▶ **Source data**:
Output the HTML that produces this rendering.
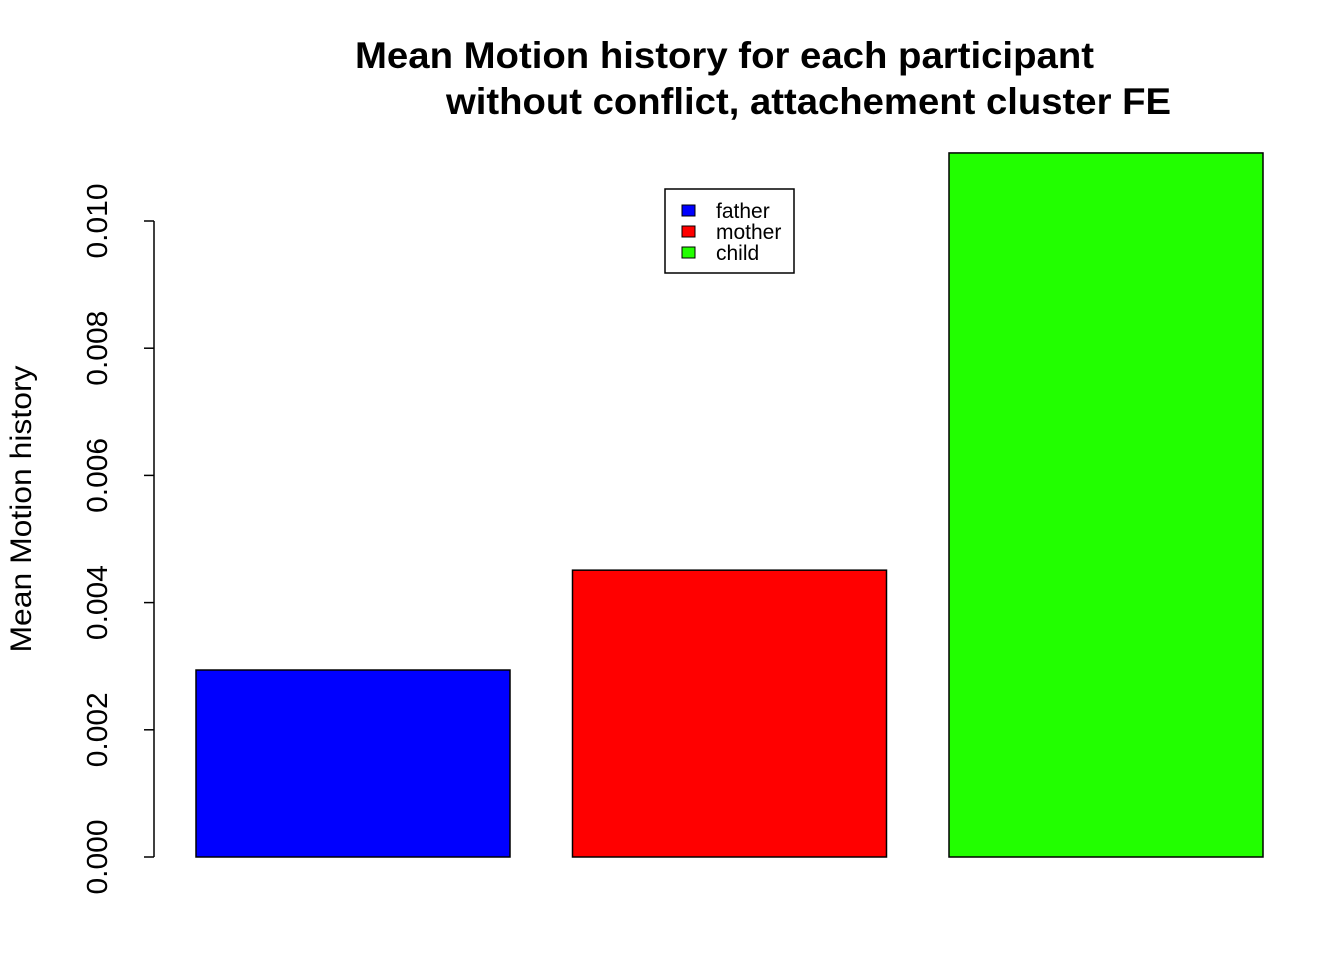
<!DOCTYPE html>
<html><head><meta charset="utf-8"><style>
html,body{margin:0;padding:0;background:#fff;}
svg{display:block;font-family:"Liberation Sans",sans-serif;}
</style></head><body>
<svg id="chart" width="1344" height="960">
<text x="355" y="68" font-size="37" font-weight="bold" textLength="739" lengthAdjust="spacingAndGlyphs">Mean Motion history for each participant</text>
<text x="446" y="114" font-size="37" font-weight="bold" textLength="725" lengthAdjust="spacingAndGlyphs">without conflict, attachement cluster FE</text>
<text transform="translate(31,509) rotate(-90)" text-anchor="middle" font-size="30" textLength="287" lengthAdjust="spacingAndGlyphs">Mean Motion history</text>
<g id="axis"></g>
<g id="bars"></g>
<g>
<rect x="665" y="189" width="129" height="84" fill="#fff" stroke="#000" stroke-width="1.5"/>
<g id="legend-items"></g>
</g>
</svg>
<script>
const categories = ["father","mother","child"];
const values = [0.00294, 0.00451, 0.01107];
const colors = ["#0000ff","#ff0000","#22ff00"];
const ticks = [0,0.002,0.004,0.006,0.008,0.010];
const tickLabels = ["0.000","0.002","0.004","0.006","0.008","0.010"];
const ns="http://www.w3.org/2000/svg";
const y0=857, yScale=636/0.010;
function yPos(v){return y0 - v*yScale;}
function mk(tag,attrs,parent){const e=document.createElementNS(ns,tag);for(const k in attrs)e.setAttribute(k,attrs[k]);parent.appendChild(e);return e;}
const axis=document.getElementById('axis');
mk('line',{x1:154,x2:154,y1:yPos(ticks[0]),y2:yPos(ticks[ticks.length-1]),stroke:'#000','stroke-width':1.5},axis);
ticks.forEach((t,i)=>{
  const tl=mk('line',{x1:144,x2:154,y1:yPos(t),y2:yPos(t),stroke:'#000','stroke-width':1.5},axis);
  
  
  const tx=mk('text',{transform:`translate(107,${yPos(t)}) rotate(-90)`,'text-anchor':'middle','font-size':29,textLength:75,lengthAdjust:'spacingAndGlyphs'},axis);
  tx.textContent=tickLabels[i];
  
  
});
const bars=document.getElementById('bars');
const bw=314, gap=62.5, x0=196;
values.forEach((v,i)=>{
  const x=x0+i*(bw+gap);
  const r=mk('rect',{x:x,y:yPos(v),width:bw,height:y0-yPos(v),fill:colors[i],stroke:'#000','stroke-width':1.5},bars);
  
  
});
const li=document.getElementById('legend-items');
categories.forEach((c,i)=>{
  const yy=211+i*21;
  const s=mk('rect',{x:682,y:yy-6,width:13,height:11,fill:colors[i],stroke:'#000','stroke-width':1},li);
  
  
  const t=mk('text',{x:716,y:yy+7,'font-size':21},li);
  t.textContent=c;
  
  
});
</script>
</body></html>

▶ **Exercise task**: Copy each line in full and exactly, omitting any picture.

▶ **Full response**:
Output the HTML that produces this rendering.
<!DOCTYPE html>
<html><head><meta charset="utf-8"><style>
html,body{margin:0;padding:0;background:#fff;}
svg{display:block;font-family:"Liberation Sans",sans-serif;}
</style></head><body>
<svg id="chart" width="1344" height="960">
<text x="355" y="68" font-size="37" font-weight="bold" textLength="739" lengthAdjust="spacingAndGlyphs">Mean Motion history for each participant</text>
<text x="446" y="114" font-size="37" font-weight="bold" textLength="725" lengthAdjust="spacingAndGlyphs">without conflict, attachement cluster FE</text>
<text transform="translate(31,509) rotate(-90)" text-anchor="middle" font-size="30" textLength="287" lengthAdjust="spacingAndGlyphs">Mean Motion history</text>
<g id="axis"></g>
<g id="bars"></g>
<g>
<rect x="665" y="189" width="129" height="84" fill="#fff" stroke="#000" stroke-width="1.5"/>
<g id="legend-items"></g>
</g>
</svg>
<script>
const categories = ["father","mother","child"];
const values = [0.00294, 0.00451, 0.01107];
const colors = ["#0000ff","#ff0000","#22ff00"];
const ticks = [0,0.002,0.004,0.006,0.008,0.010];
const tickLabels = ["0.000","0.002","0.004","0.006","0.008","0.010"];
const ns="http://www.w3.org/2000/svg";
const y0=857, yScale=636/0.010;
function yPos(v){return y0 - v*yScale;}
function mk(tag,attrs,parent){const e=document.createElementNS(ns,tag);for(const k in attrs)e.setAttribute(k,attrs[k]);parent.appendChild(e);return e;}
const axis=document.getElementById('axis');
mk('line',{x1:154,x2:154,y1:yPos(ticks[0]),y2:yPos(ticks[ticks.length-1]),stroke:'#000','stroke-width':1.5},axis);
ticks.forEach((t,i)=>{
  const tl=mk('line',{x1:144,x2:154,y1:yPos(t),y2:yPos(t),stroke:'#000','stroke-width':1.5},axis);
  
  
  const tx=mk('text',{transform:`translate(107,${yPos(t)}) rotate(-90)`,'text-anchor':'middle','font-size':29,textLength:75,lengthAdjust:'spacingAndGlyphs'},axis);
  tx.textContent=tickLabels[i];
  
  
});
const bars=document.getElementById('bars');
const bw=314, gap=62.5, x0=196;
values.forEach((v,i)=>{
  const x=x0+i*(bw+gap);
  const r=mk('rect',{x:x,y:yPos(v),width:bw,height:y0-yPos(v),fill:colors[i],stroke:'#000','stroke-width':1.5},bars);
  
  
});
const li=document.getElementById('legend-items');
categories.forEach((c,i)=>{
  const yy=211+i*21;
  const s=mk('rect',{x:682,y:yy-6,width:13,height:11,fill:colors[i],stroke:'#000','stroke-width':1},li);
  
  
  const t=mk('text',{x:716,y:yy+7,'font-size':21},li);
  t.textContent=c;
  
  
});
</script>
</body></html>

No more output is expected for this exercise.